Es lo que describe el Deuteronomio con claridad meridiana: «Cuando el Señor tu Dios te introdujere en la tierra que vas a poseer, y destruyere a tu vista muchas naciones, al Heteo, al Gergezeo, al Amorreo, al Cananeo, al Ferezeo, al Heveo y al Jebuseo, siete naciones mucho más numerosas y robustas que tú, te las entregará el Señor Dios tuyo; has de acabar con ellas sin dejar alma viviente.

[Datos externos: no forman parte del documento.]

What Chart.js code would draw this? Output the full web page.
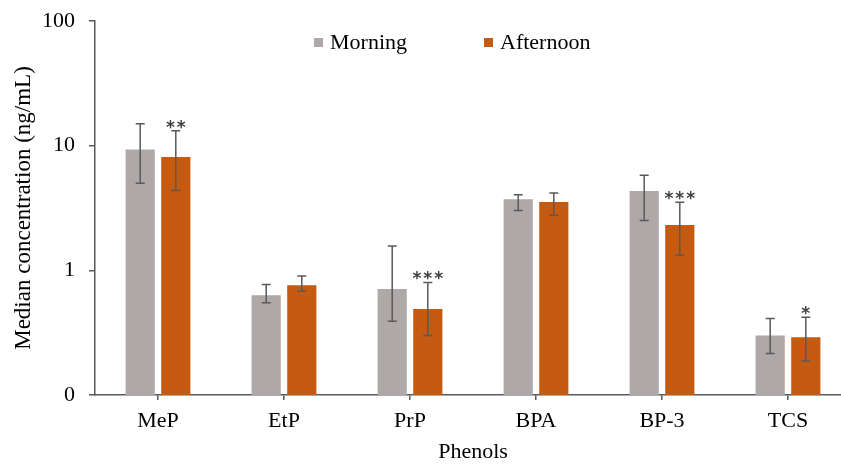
<!DOCTYPE html>
<html>
<head>
<meta charset="utf-8">
<script src="https://cdn.jsdelivr.net/npm/chart.js@4/dist/chart.umd.min.js"></script>
<style>
  html, body { margin: 0; padding: 0; background: #fff; overflow: hidden; }
  #wrap { width: 860px; height: 465px; }
</style>
</head>
<body>
<div id="wrap"><canvas id="chart" width="860" height="465"></canvas></div>
<script>
// Datos
const categories = ['MeP', 'EtP', 'PrP', 'BPA', 'BP-3', 'TCS'];
const morning = [9.3, 0.63, 0.71, 3.72, 4.33, 0.30];
const morningLow = [5.0, 0.55, 0.39, 3.02, 2.51, 0.215];
const morningHigh = [15.0, 0.77, 1.57, 4.03, 5.8, 0.41];
const afternoon = [8.1, 0.76, 0.49, 3.54, 2.31, 0.29];
const afternoonLow = [4.37, 0.68, 0.30, 2.76, 1.32, 0.187];
const afternoonHigh = [13.2, 0.90, 0.80, 4.18, 3.52, 0.42];
const afternoonStars = ['**', '', '***', '', '***', '*'];
const yTickValues = [0.1, 1, 10, 100];
const yTickLabels = ['0', '1', '10', '100'];

const axisColor = '#595959';
const serif = '"Liberation Serif", "Times New Roman", serif';

// Barras de error y asteriscos
const errorBars = {
    id: 'errorBars',
    afterDatasetsDraw(chart) {
        const ctx = chart.ctx;
        const y = chart.scales.y;
        const ranges = [[morningLow, morningHigh], [afternoonLow, afternoonHigh]];
        ctx.save();
        ctx.strokeStyle = axisColor;
        ctx.lineWidth = 1.5;
        ranges.forEach(([low, high], di) => {
            chart.getDatasetMeta(di).data.forEach((bar, i) => {
                const x = bar.x;
                const yl = y.getPixelForValue(low[i]);
                const yh = y.getPixelForValue(high[i]);
                ctx.beginPath();
                ctx.moveTo(x, yl); ctx.lineTo(x, yh);
                ctx.moveTo(x - 4.5, yl); ctx.lineTo(x + 4.5, yl);
                ctx.moveTo(x - 4.5, yh); ctx.lineTo(x + 4.5, yh);
                ctx.stroke();
                if (di === 1 && afternoonStars[i]) {
                    ctx.fillStyle = '#404040';
                    ctx.font = 'bold 17px "DejaVu Sans", sans-serif';
                    ctx.letterSpacing = '2px';
                    ctx.textAlign = 'center';
                    ctx.textBaseline = 'alphabetic';
                    ctx.fillText(afternoonStars[i], x + 1, yh + 2);
                }
            });
        });
        ctx.restore();
    }
};

// Leyenda dibujada a mano
const customLegend = {
    id: 'customLegend',
    afterDraw(chart) {
        const ctx = chart.ctx;
        const pos = [314, 484];
        ctx.save();
        ctx.font = '22px ' + serif;
        ctx.textBaseline = 'middle';
        ctx.textAlign = 'left';
        chart.data.datasets.forEach((ds, i) => {
            ctx.fillStyle = ds.backgroundColor;
            ctx.fillRect(pos[i], 38, 9, 9);
            ctx.fillStyle = '#000';
            ctx.fillText(ds.label, pos[i] + 16, 43);
        });
        ctx.restore();
    }
};

new Chart(document.getElementById('chart'), {
    type: 'bar',
    data: {
        labels: categories,
        datasets: [
            { label: 'Morning', data: morning, backgroundColor: '#AEA9A8', barPercentage: 0.82, categoryPercentage: 0.565 },
            { label: 'Afternoon', data: afternoon, backgroundColor: '#C55A11', barPercentage: 0.82, categoryPercentage: 0.565 }
        ]
    },
    options: {
        responsive: false,
        animation: false,
        layout: { padding: { top: 21, right: 9, left: 0, bottom: 0 } },
        plugins: { legend: { display: false }, tooltip: { enabled: false } },
        scales: {
            x: {
                grid: { display: true, drawOnChartArea: false, offset: false, tickLength: 5, color: axisColor, lineWidth: 1.5 },
                border: { color: axisColor, width: 1.5 },
                ticks: { color: '#000', font: { family: serif, size: 22 }, padding: 8, maxRotation: 0 },
                title: { display: true, text: 'Phenols', color: '#000', font: { family: serif, size: 22 }, padding: { top: 0, bottom: 0 } },
                afterFit(scale) { scale.height = 70; }
            },
            y: {
                type: 'logarithmic',
                min: 0.1,
                max: 100,
                afterBuildTicks(scale) { scale.ticks = yTickValues.map(v => ({ value: v })); },
                grid: { display: true, drawOnChartArea: false, tickLength: 6, color: axisColor, lineWidth: 1.5 },
                border: { color: axisColor, width: 1.5 },
                ticks: {
                    color: '#000',
                    font: { family: serif, size: 22 },
                    padding: 14,
                    callback: (v) => yTickLabels[yTickValues.indexOf(v)] ?? ''
                },
                title: { display: true, text: 'Median concentration (ng/mL)', color: '#000', font: { family: serif, size: 23 }, padding: { top: 10, bottom: 0 } },
                afterFit(scale) {
                    scale.width = 95;
                    scale.paddingTop = 0;
                    scale.paddingBottom = 0;
                }
            }
        }
    },
    plugins: [errorBars, customLegend]
});
</script>
</body>
</html>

No contraerás amistad con ellas, tu te emparentarás con ellas dando a tus hijas a sus hijos». Que el pueblo de Israel entre en la tierra prometida, aniquile ante él numerosas tribus, entregue en sus manos naciones enteras, más populosas y más fuertes que él; todo esto, dice la Escritura, es obra indiscutible de la gracia. Pero que Israel castigue o no a esas naciones, o que las perdone y las deje vivir, que ajuste con ellas en la alianza o deje de hacerlo, que se junte o no con ellas por el matrimonio, atestigua la Escritura que esto es obra de Israel.
Este testimonio no deja lugar a dudas sobre lo que debemos atribuir al libre albedrío o a la obra de la gracia. Ofrecernos la ocasión de salvarnos, proporcionarnos un éxito feliz en la victoria final, he aquí lo que corresponde a la gracia divina. Lo que nos compete a nosotros es responder -con la ayuda también del favor de Dios-, con celo o con indiferencia, a sus gracias y beneficios.
Idéntica línea de conducta observamos en la curación de los dos ciegos del Evangelio. El que Jesús pase por donde ellos estaban es gracia de su dignación y providencia. El dar voces los ciegos y decir: «¡Ten piedad de nosotros, Señor, Hijo de David!» , es obra de su fe y confianza en El. Y el hecho de que la luz vuelva a sus ojos y vean, es don exclusivo de la misericordia divina.